● **Task instructions**
Pictures stay out of your copy, but everything else in the records below must be repeated exactly.

● **Excerpted data**
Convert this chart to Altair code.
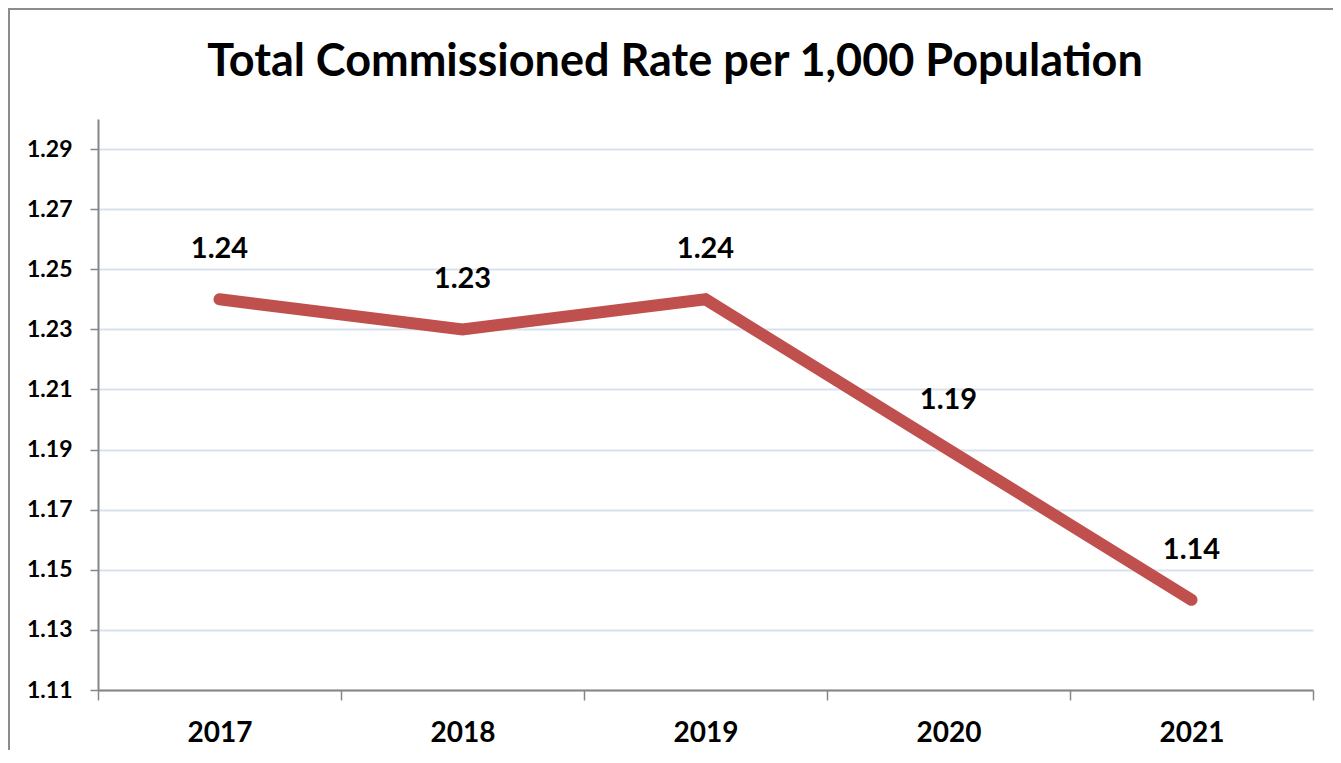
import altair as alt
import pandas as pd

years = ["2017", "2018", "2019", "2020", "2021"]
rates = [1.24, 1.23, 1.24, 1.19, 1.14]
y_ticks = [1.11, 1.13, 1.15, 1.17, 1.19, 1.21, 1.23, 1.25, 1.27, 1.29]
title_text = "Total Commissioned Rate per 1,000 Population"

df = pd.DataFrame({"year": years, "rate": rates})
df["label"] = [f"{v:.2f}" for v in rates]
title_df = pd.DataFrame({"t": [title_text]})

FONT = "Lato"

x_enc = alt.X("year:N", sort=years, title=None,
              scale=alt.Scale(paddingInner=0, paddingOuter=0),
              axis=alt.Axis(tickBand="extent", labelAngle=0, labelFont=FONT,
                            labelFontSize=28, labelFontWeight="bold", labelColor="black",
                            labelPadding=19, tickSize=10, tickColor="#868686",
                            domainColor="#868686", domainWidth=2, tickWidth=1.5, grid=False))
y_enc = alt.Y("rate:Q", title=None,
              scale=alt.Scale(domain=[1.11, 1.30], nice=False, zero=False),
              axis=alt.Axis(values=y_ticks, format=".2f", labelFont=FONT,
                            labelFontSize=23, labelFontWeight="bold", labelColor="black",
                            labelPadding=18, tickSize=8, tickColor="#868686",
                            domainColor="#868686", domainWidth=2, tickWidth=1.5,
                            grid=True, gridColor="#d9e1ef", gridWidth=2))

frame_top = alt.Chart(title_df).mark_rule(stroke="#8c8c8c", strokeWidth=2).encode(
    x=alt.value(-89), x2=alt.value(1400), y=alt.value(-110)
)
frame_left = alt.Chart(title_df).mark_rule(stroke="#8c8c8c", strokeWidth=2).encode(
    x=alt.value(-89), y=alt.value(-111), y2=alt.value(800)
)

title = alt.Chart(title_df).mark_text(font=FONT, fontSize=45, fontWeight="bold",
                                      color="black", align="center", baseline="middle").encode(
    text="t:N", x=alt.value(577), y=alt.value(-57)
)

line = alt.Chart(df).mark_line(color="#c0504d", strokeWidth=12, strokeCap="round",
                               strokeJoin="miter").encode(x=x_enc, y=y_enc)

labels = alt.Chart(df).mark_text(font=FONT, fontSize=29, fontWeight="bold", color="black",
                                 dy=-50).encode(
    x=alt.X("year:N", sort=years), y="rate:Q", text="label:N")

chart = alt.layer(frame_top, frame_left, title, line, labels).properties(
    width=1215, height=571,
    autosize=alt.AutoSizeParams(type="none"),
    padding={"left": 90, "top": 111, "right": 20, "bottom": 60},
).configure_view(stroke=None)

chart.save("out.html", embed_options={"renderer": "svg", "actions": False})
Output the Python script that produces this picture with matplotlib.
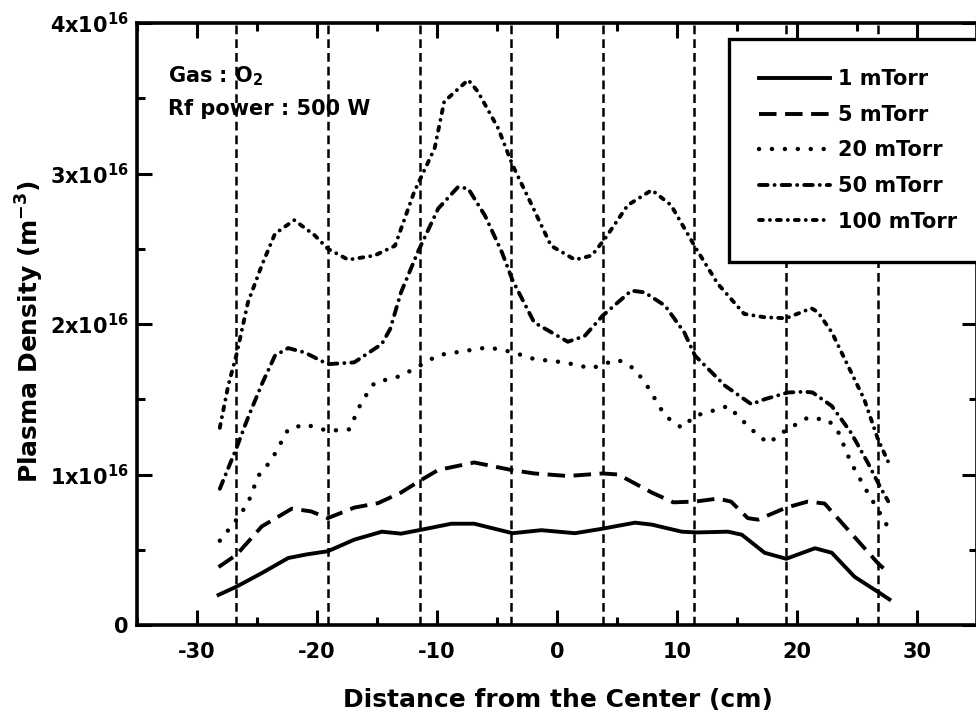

● **Written response**
Convert this chart to Altair code.
import altair as alt
import pandas as pd

years = ["2017", "2018", "2019", "2020", "2021"]
rates = [1.24, 1.23, 1.24, 1.19, 1.14]
y_ticks = [1.11, 1.13, 1.15, 1.17, 1.19, 1.21, 1.23, 1.25, 1.27, 1.29]
title_text = "Total Commissioned Rate per 1,000 Population"

df = pd.DataFrame({"year": years, "rate": rates})
df["label"] = [f"{v:.2f}" for v in rates]
title_df = pd.DataFrame({"t": [title_text]})

FONT = "Lato"

x_enc = alt.X("year:N", sort=years, title=None,
              scale=alt.Scale(paddingInner=0, paddingOuter=0),
              axis=alt.Axis(tickBand="extent", labelAngle=0, labelFont=FONT,
                            labelFontSize=28, labelFontWeight="bold", labelColor="black",
                            labelPadding=19, tickSize=10, tickColor="#868686",
                            domainColor="#868686", domainWidth=2, tickWidth=1.5, grid=False))
y_enc = alt.Y("rate:Q", title=None,
              scale=alt.Scale(domain=[1.11, 1.30], nice=False, zero=False),
              axis=alt.Axis(values=y_ticks, format=".2f", labelFont=FONT,
                            labelFontSize=23, labelFontWeight="bold", labelColor="black",
                            labelPadding=18, tickSize=8, tickColor="#868686",
                            domainColor="#868686", domainWidth=2, tickWidth=1.5,
                            grid=True, gridColor="#d9e1ef", gridWidth=2))

frame_top = alt.Chart(title_df).mark_rule(stroke="#8c8c8c", strokeWidth=2).encode(
    x=alt.value(-89), x2=alt.value(1400), y=alt.value(-110)
)
frame_left = alt.Chart(title_df).mark_rule(stroke="#8c8c8c", strokeWidth=2).encode(
    x=alt.value(-89), y=alt.value(-111), y2=alt.value(800)
)

title = alt.Chart(title_df).mark_text(font=FONT, fontSize=45, fontWeight="bold",
                                      color="black", align="center", baseline="middle").encode(
    text="t:N", x=alt.value(577), y=alt.value(-57)
)

line = alt.Chart(df).mark_line(color="#c0504d", strokeWidth=12, strokeCap="round",
                               strokeJoin="miter").encode(x=x_enc, y=y_enc)

labels = alt.Chart(df).mark_text(font=FONT, fontSize=29, fontWeight="bold", color="black",
                                 dy=-50).encode(
    x=alt.X("year:N", sort=years), y="rate:Q", text="label:N")

chart = alt.layer(frame_top, frame_left, title, line, labels).properties(
    width=1215, height=571,
    autosize=alt.AutoSizeParams(type="none"),
    padding={"left": 90, "top": 111, "right": 20, "bottom": 60},
).configure_view(stroke=None)

chart.save("out.html", embed_options={"renderer": "svg", "actions": False})
Output the Python script that produces this picture with matplotlib.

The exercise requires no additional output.